Afri, Obbie (Unknown)



Article Info

Publish Date
19 Dec 2025

Abstract

As climate litigation widens in Indonesia, courts increasingly recognize and quantify “ecological loss,” yet enforcement remains the weak link. This article examines how Indonesian law defines ecological loss, how courts and experts measure it in practice (especially in land- and forest-fire cases), and why conversion from judgment to restoration frequently fails. Using doctrinal and comparative analysis, we map valuation methods grounded in Law No. 32/2009 and Permen LHK No. 7/2014 and benchmark them against the US NRDA/HEA model and the EU Environmental Liability Directive’s restoration-first approach.
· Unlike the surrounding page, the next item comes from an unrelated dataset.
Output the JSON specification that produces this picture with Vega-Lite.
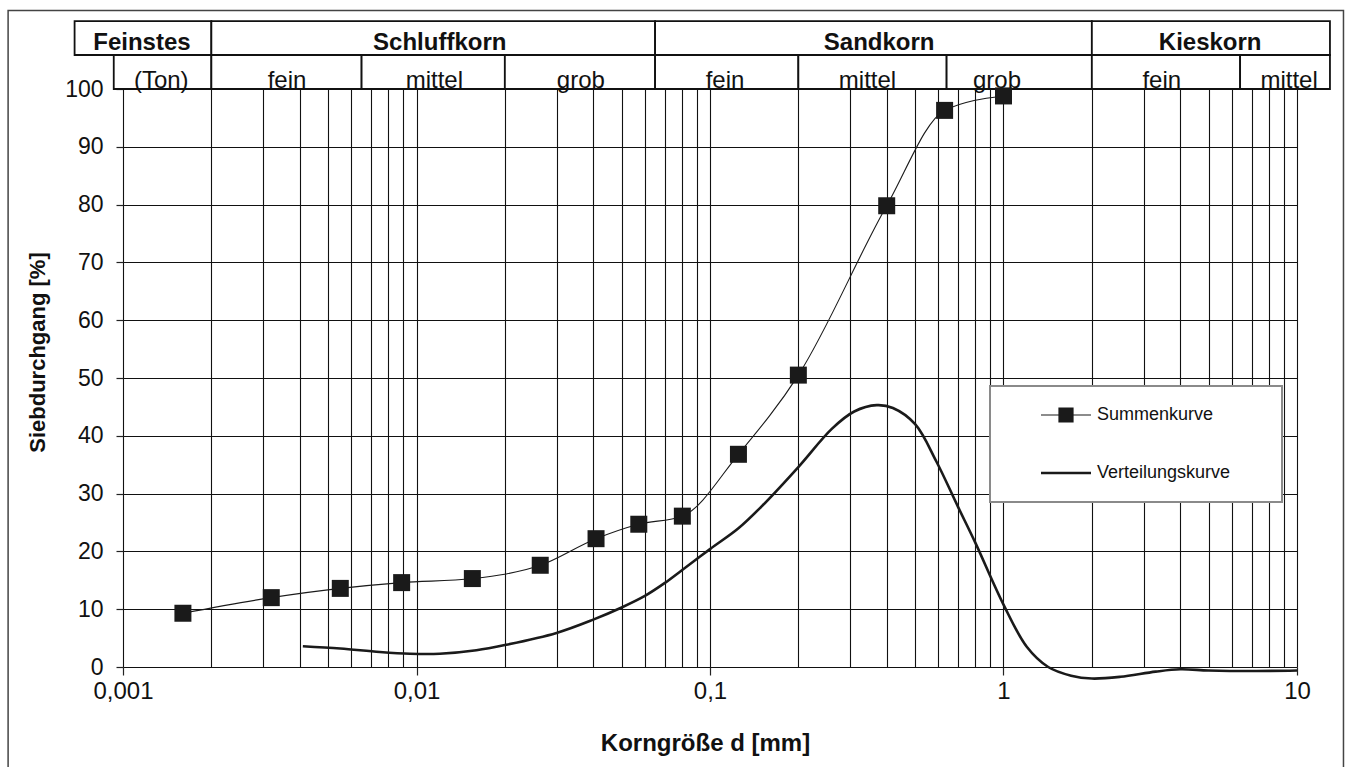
{
  "$schema": "https://vega.github.io/schema/vega-lite/v6.json",
  "width": 1174,
  "height": 578,
  "autosize": {"type": "none"},
  "padding": {"left": 123, "top": 89, "right": 63, "bottom": 100},
  "background": "white",
  "config": {
    "view": {"stroke": null},
    "font": "Liberation Sans",
    "axis": {
      "grid": true, "gridColor": "#111111", "gridWidth": 1.1, "gridOpacity": 1, "domain": false,
      "labelFont": "Liberation Sans", "titleFont": "Liberation Sans",
      "labelColor": "#111", "titleColor": "#111", "labelFontSize": 24
    }
  },
  "datasets": {
    "summe": [
      {"d": 0.0016, "p": 9.3, "serie": "Summenkurve"},
      {"d": 0.0032, "p": 12.0, "serie": "Summenkurve"},
      {"d": 0.0055, "p": 13.6, "serie": "Summenkurve"},
      {"d": 0.0089, "p": 14.6, "serie": "Summenkurve"},
      {"d": 0.0155, "p": 15.3, "serie": "Summenkurve"},
      {"d": 0.0264, "p": 17.6, "serie": "Summenkurve"},
      {"d": 0.0409, "p": 22.2, "serie": "Summenkurve"},
      {"d": 0.0572, "p": 24.7, "serie": "Summenkurve"},
      {"d": 0.0805, "p": 26.1, "serie": "Summenkurve"},
      {"d": 0.125, "p": 36.8, "serie": "Summenkurve"},
      {"d": 0.2, "p": 50.5, "serie": "Summenkurve"},
      {"d": 0.4, "p": 79.8, "serie": "Summenkurve"},
      {"d": 0.63, "p": 96.3, "serie": "Summenkurve"},
      {"d": 1.0, "p": 98.8, "serie": "Summenkurve"}
    ],
    "verteilung": [
      {"d": 0.0041, "p": 3.6, "serie": "Verteilungskurve"},
      {"d": 0.0055, "p": 3.2, "serie": "Verteilungskurve"},
      {"d": 0.0075, "p": 2.6, "serie": "Verteilungskurve"},
      {"d": 0.0095, "p": 2.3, "serie": "Verteilungskurve"},
      {"d": 0.012, "p": 2.3, "serie": "Verteilungskurve"},
      {"d": 0.016, "p": 2.9, "serie": "Verteilungskurve"},
      {"d": 0.02, "p": 3.8, "serie": "Verteilungskurve"},
      {"d": 0.03, "p": 5.9, "serie": "Verteilungskurve"},
      {"d": 0.04, "p": 8.2, "serie": "Verteilungskurve"},
      {"d": 0.05, "p": 10.3, "serie": "Verteilungskurve"},
      {"d": 0.06, "p": 12.3, "serie": "Verteilungskurve"},
      {"d": 0.07, "p": 14.5, "serie": "Verteilungskurve"},
      {"d": 0.08, "p": 16.7, "serie": "Verteilungskurve"},
      {"d": 0.1, "p": 20.4, "serie": "Verteilungskurve"},
      {"d": 0.125, "p": 24.0, "serie": "Verteilungskurve"},
      {"d": 0.15, "p": 27.8, "serie": "Verteilungskurve"},
      {"d": 0.2, "p": 34.6, "serie": "Verteilungskurve"},
      {"d": 0.26, "p": 41.2, "serie": "Verteilungskurve"},
      {"d": 0.31, "p": 44.2, "serie": "Verteilungskurve"},
      {"d": 0.37, "p": 45.3, "serie": "Verteilungskurve"},
      {"d": 0.42, "p": 44.8, "serie": "Verteilungskurve"},
      {"d": 0.5, "p": 42.0, "serie": "Verteilungskurve"},
      {"d": 0.59, "p": 35.6, "serie": "Verteilungskurve"},
      {"d": 0.7, "p": 27.7, "serie": "Verteilungskurve"},
      {"d": 0.8, "p": 21.6, "serie": "Verteilungskurve"},
      {"d": 1.0, "p": 10.8, "serie": "Verteilungskurve"},
      {"d": 1.2, "p": 3.5, "serie": "Verteilungskurve"},
      {"d": 1.42, "p": 0.0, "serie": "Verteilungskurve"},
      {"d": 1.7, "p": -1.5, "serie": "Verteilungskurve"},
      {"d": 2.0, "p": -2.0, "serie": "Verteilungskurve"},
      {"d": 2.5, "p": -1.7, "serie": "Verteilungskurve"},
      {"d": 3.3, "p": -0.8, "serie": "Verteilungskurve"},
      {"d": 4.0, "p": -0.4, "serie": "Verteilungskurve"},
      {"d": 5.0, "p": -0.6, "serie": "Verteilungskurve"},
      {"d": 7.0, "p": -0.7, "serie": "Verteilungskurve"},
      {"d": 10.0, "p": -0.6, "serie": "Verteilungskurve"}
    ],
    "klassen": [
      {"name": "Feinstes", "von": 0.000684, "bis": 0.002, "mitte": 0.00116, "ebene": 1},
      {"name": "Schluffkorn", "von": 0.002, "bis": 0.065, "mitte": 0.012, "ebene": 1},
      {"name": "Sandkorn", "von": 0.065, "bis": 2.0, "mitte": 0.377, "ebene": 1},
      {"name": "Kieskorn", "von": 2.0, "bis": 12.95, "mitte": 5.06, "ebene": 1},
      {"name": "(Ton)", "von": 0.00093, "bis": 0.002, "mitte": 0.00135, "ebene": 2},
      {"name": "fein", "von": 0.002, "bis": 0.0065, "mitte": 0.00362, "ebene": 2},
      {"name": "mittel", "von": 0.0065, "bis": 0.02, "mitte": 0.0115, "ebene": 2},
      {"name": "grob", "von": 0.02, "bis": 0.065, "mitte": 0.0363, "ebene": 2},
      {"name": "fein", "von": 0.065, "bis": 0.2, "mitte": 0.1125, "ebene": 2},
      {"name": "mittel", "von": 0.2, "bis": 0.64, "mitte": 0.344, "ebene": 2},
      {"name": "grob", "von": 0.64, "bis": 2.0, "mitte": 0.95, "ebene": 2},
      {"name": "fein", "von": 2.0, "bis": 6.4, "mitte": 3.46, "ebene": 2},
      {"name": "mittel", "von": 6.4, "bis": 12.95, "mitte": 9.4, "ebene": 2}
    ]
  },
  "layer": [
    {
      "data": {"values": [{"rahmen": "aussen"}]},
      "mark": {"type": "rect", "fill": null, "stroke": "#444", "strokeWidth": 1.5, "clip": false},
      "encoding": {
        "x": {"datum": 0.000406, "type": "quantitative", "scale": {"type": "log", "domain": [0.001, 10], "nice": false}},
        "x2": {"datum": 14.4},
        "y": {"datum": 113.6, "type": "quantitative", "scale": {"domain": [0, 100], "nice": false}},
        "y2": {"datum": -30}
      }
    },
    {
      "data": {"name": "klassen"},
      "transform": [{"filter": "datum.ebene === 1"}],
      "mark": {"type": "rect", "fill": "white", "stroke": "#111", "strokeWidth": 1.8},
      "encoding": {
        "x": {"field": "von", "type": "quantitative"},
        "x2": {"field": "bis"},
        "y": {"datum": 111.76, "type": "quantitative"},
        "y2": {"datum": 105.88}
      }
    },
    {
      "data": {"name": "klassen"},
      "transform": [{"filter": "datum.ebene === 2"}],
      "mark": {"type": "rect", "fill": "white", "stroke": "#111", "strokeWidth": 1.8},
      "encoding": {
        "x": {"field": "von", "type": "quantitative"},
        "x2": {"field": "bis"},
        "y": {"datum": 105.88, "type": "quantitative"},
        "y2": {"datum": 100}
      }
    },
    {
      "data": {"name": "klassen"},
      "transform": [{"filter": "datum.ebene === 1"}],
      "mark": {"type": "text", "font": "Liberation Sans", "fontWeight": "bold", "fontSize": 24, "baseline": "alphabetic", "align": "center", "color": "#111"},
      "encoding": {
        "x": {"field": "mitte", "type": "quantitative"},
        "y": {"datum": 106.7, "type": "quantitative"},
        "text": {"field": "name"}
      }
    },
    {
      "data": {"name": "klassen"},
      "transform": [{"filter": "datum.ebene === 2"}],
      "mark": {"type": "text", "font": "Liberation Sans", "fontSize": 24, "baseline": "alphabetic", "align": "center", "color": "#111"},
      "encoding": {
        "x": {"field": "mitte", "type": "quantitative"},
        "y": {"datum": 100.1, "type": "quantitative"},
        "text": {"field": "name"}
      }
    },
    {
      "data": {"name": "verteilung"},
      "mark": {"type": "line", "interpolate": "catmull-rom", "strokeWidth": 2.6},
      "encoding": {
        "x": {"field": "d", "type": "quantitative",
          "axis": {
            "grid": true,
            "values": [0.001,0.002,0.003,0.004,0.005,0.006,0.007,0.008,0.009,0.01,0.02,0.03,0.04,0.05,0.06,0.07,0.08,0.09,0.1,0.2,0.3,0.4,0.5,0.6,0.7,0.8,0.9,1,2,3,4,5,6,7,8,9,10],
            "labelExpr": "datum.value === 0.001 ? '0,001' : datum.value === 0.01 ? '0,01' : datum.value === 0.1 ? '0,1' : datum.value === 1 ? '1' : datum.value === 10 ? '10' : ''",
            "labelOverlap": false, "labelFlush": false, "labelBound": false,
            "tickSize": 8, "tickWidth": 1.2, "labelPadding": 4,
            "tickColor": {"condition": {"test": "indexof([0.001,0.01,0.1,1,10], datum.value) < 0", "value": "transparent"}, "value": "#222"},
            "title": "Korngröße d [mm]", "titleFontSize": 24, "titleFontWeight": "bold",
            "titlePadding": 28, "titleX": 582
          }
        },
        "y": {"field": "p", "type": "quantitative",
          "axis": {
            "grid": true,
            "values": [0,5,10,15,20,25,30,35,40,45,50,55,60,65,70,75,80,85,90,95,100],
            "labelExpr": "datum.value % 10 === 0 ? datum.label : ''",
            "labelOverlap": false, "tickSize": 7, "tickWidth": 1.2, "labelPadding": 13, "labelFontSize": 23,
            "tickColor": {"condition": {"test": "datum.value % 10 !== 0", "value": "transparent"}, "value": "#222"},
            "title": "Siebdurchgang [%]", "titleFontSize": 22, "titleFontWeight": "bold",
            "titleAngle": 270, "titleX": -86, "titleY": 263, "titleAlign": "center", "titleBaseline": "middle"
          }
        },
        "color": {"field": "serie", "type": "nominal",
          "scale": {"domain": ["Summenkurve", "Verteilungskurve"], "range": ["#1a1a1a", "#1a1a1a"]},
          "legend": {
            "title": null, "orient": "none", "legendX": 867, "legendY": 297,
            "padding": 20, "fillColor": "white", "strokeColor": "#8a8a8a",
            "symbolSize": 2500, "rowPadding": 39, "symbolOffset": 47, "labelOffset": 22,
            "labelFont": "Liberation Sans", "labelFontSize": 18, "labelColor": "#111", "labelLimit": 400,
            "labelExpr": "datum.label + '\u2800\u00a0\u2800'",
            "encode": {
              "legend": {"update": {"strokeWidth": {"value": 2}}},
              "symbols": {"update": {
                "shape": {"signal": "datum.value === 'Summenkurve' ? 'M-1,0H1M-0.28,-0.28H0.28V0.28H-0.28Z' : 'stroke'"},
                "fill": {"signal": "datum.value === 'Summenkurve' ? '#1a1a1a' : 'transparent'"},
                "stroke": {"value": "#1a1a1a"},
                "strokeWidth": {"signal": "datum.value === 'Summenkurve' ? 1.2 : 2.6"},
                "size": {"value": 2500},
                "opacity": {"value": 1}
              }}
            }
          }
        }
      }
    },
    {
      "data": {"name": "summe"},
      "mark": {"type": "line", "interpolate": "monotone", "strokeWidth": 1.1},
      "encoding": {
        "x": {"field": "d", "type": "quantitative"},
        "y": {"field": "p", "type": "quantitative"},
        "color": {"field": "serie", "type": "nominal"}
      }
    },
    {
      "data": {"name": "summe"},
      "mark": {"type": "point", "shape": "square", "filled": true, "size": 289, "opacity": 1},
      "encoding": {
        "x": {"field": "d", "type": "quantitative"},
        "y": {"field": "p", "type": "quantitative"},
        "color": {"field": "serie", "type": "nominal"}
      }
    }
  ]
}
We find that courts often blur ecolosgical loss and remedial costs, rely on simplified carbon pricing, and face procedural barriers and execution bottlenecks. Although large awards exist, collections are rare and restoration outcomes are unclear. We propose litigation-centric reforms: a Supreme Court standard operationalizing Permen 7/2014 for evidence and methods; fast-track execution and ring-fenced restoration funds; and concise judicial guidance to avoid double counting. These steps would align valuation, judgment, and enforcement, so damages translate into verifiable ecological repair rather than symbolic numbers.